Curious about the sides of the shower? It’s constructed of 3’x8′ corrugated, wavy plastic (you know, you can find it at most home improvement shops). He lined the inside with flat, clear plexiglass so water drains right where it’s supposed to. No curtain necessary, it doesn’t splatter outside much at all.

Not only does the water flow from above out of a salvaged Kodak Safelight (ingenious)…

Water flows from an upcycled Kodak Safelight.

…but the temperature of the water is monitored by a darkroom temperature-controlled gauge. I’m told the key read is between 102-112 if you want a comfortable shower after a hard day’s work. How cool is this?!

Who seriously thinks about adding something like this on their shower? Scott. It's ingenious.

He also DIY’ed some custom storage using corrugated roofing material (also straight from the home improvement store) and created a space to store filing cabinets and archives.

Corrugated panels block off filing shelving.

Before we left, we did get a little Photography 101 lesson, starting with the meaning and significance of f-stops. Pete was the model… er… test subject.

Pete, modeling during our f-stop lesson.

I also had the chance to test out a really fancy pants lens on the Rebel. As an amateur shot with a foreign-to-me lens, I’m pretty happy with this shot, even if I’m only focused on his left cheek scruff.

Action shot of Pete while I test out a new lens.

Hope you loved the tour as much as we did.

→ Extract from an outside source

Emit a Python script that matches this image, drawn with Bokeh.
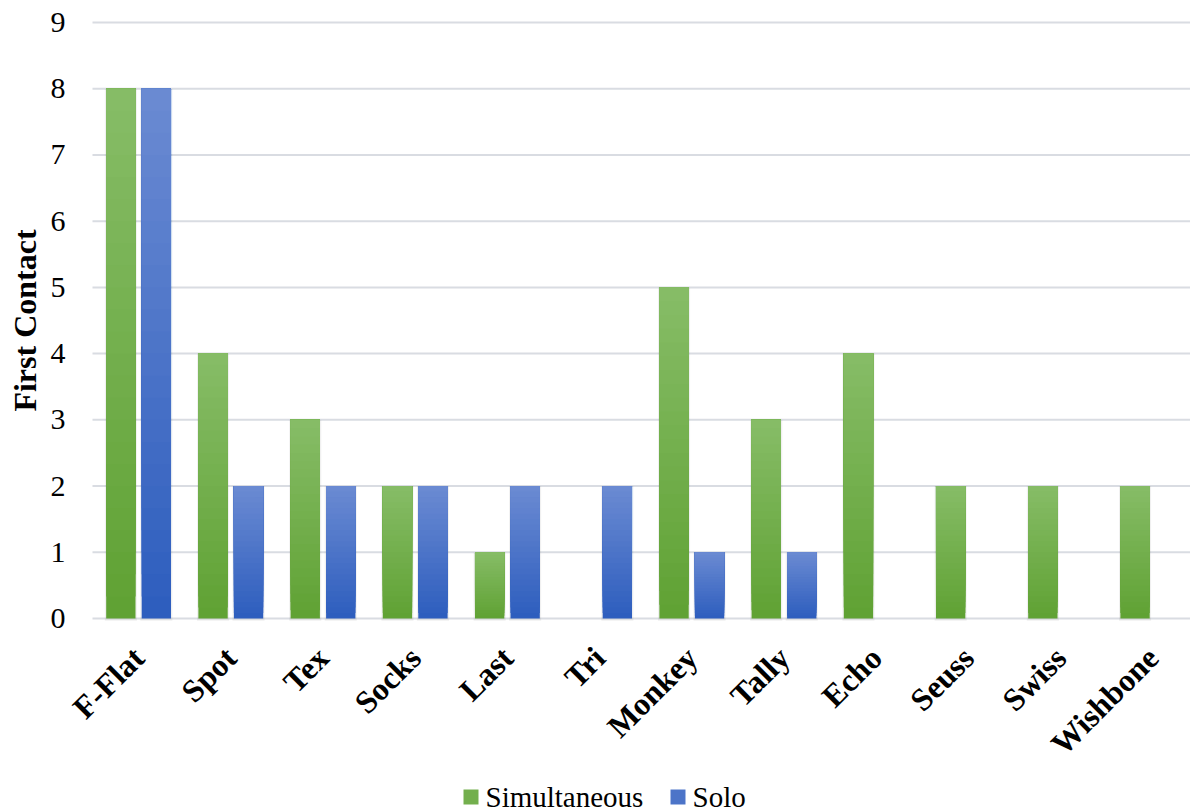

We’re honored to have been able to have seen and photographed this space firsthand!

And can I tell you how intimidated I am doing a photo shoot with a real photographer? Deep breath, OK, done.

If you’re interested in submitting your workpad for a future post, email emily [at] merrypad [dot] com.

  • Cait @ Hernando House
    7 years ago - Reply

    I love that sink and shower! I have been trying to decide what kind of outdoor shower to build, and I may have to adapt some of those ideas!

    • Emily
      7 years ago -

      Both the sink and the shower are awfully creative, right? I love the resourcefulness of all of it; so much of it (camera equipment aside) can be found right at the home improvement store.